COACH RHOADS: One of the last ones they did, they came to Ames and just whooped our butts on a Thursday night when we were undefeated and excited about playing that game. So we'd better play a lot better as we entertain the Longhorns in Ames again this year.
I always hope that Mack's going to be excited about being back in Ames and forget about the game, but he doesn't seem to do that.
It just adds to the ambience and environment in Jack Trice Stadium and our passionate fan base that I already believe our venue combined with our fan base is one of the best in college athletics. We're overcapacity in attendance. We've set single season attendance marks the last two years, both season ticket sales and attendance numbers.
That energy, that national exposure with a marquee opponent like Texas does nothing but upgrade every effort that we're making to improve our program.
Q. Paul, you're going to have the opportunity to coach your son as he walks onto the program. You didn't have a chance to do that with your own father. I just wonder if you could talk about the thoughts of being able to coach your son and if that will affect how you coach him, not having an opportunity with your dad.

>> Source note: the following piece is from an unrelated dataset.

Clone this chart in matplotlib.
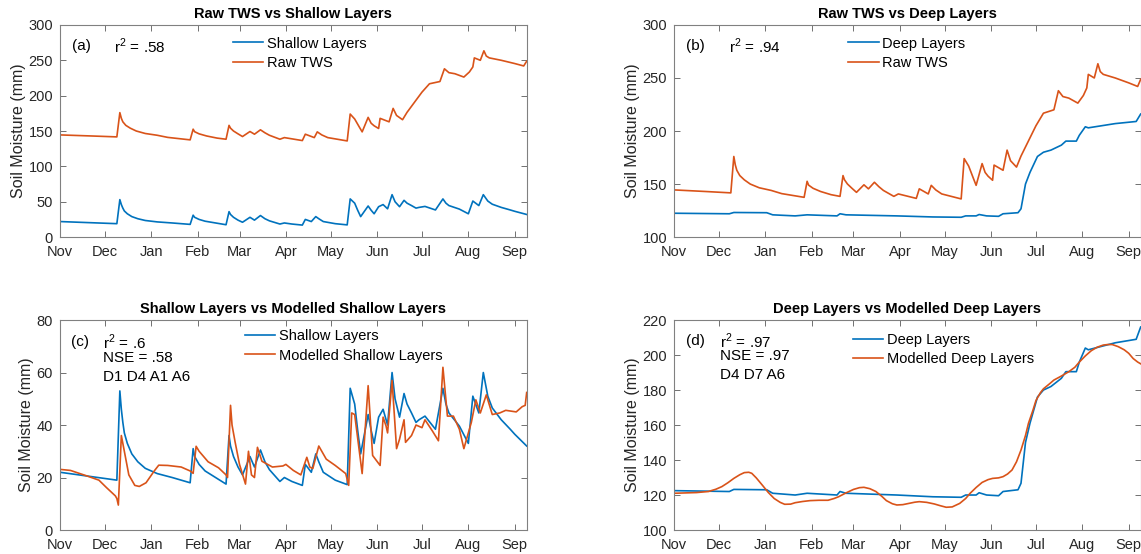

COACH RHOADS: Really, really excited about it. For those of you that are aware, my father was a high school football coach for 30 years in the State of Iowa, and he was a member of the high school football Hall of Fame. But my mother didn't want her boys playing or going under that scrutiny that belongs with that relationship.
I was blessed that my son chose Iowa State and is going to join our program. It's going to be a complete different dynamic, and I've already seen him mature and grow in the five weeks that he's been a part of our summer training, and as a parent, that's a very proud moment to see that taking place.
In five short weeks, I've seen that growth. So to have him on the field, and quite honestly, to be under my watchful eye because I work with the specialists‑‑ he's going to be a long snapper. It will have its trying moments, but I'm sure it's going to be a lot of fun.
THE MODERATOR: Coach, best of luck to you for the season.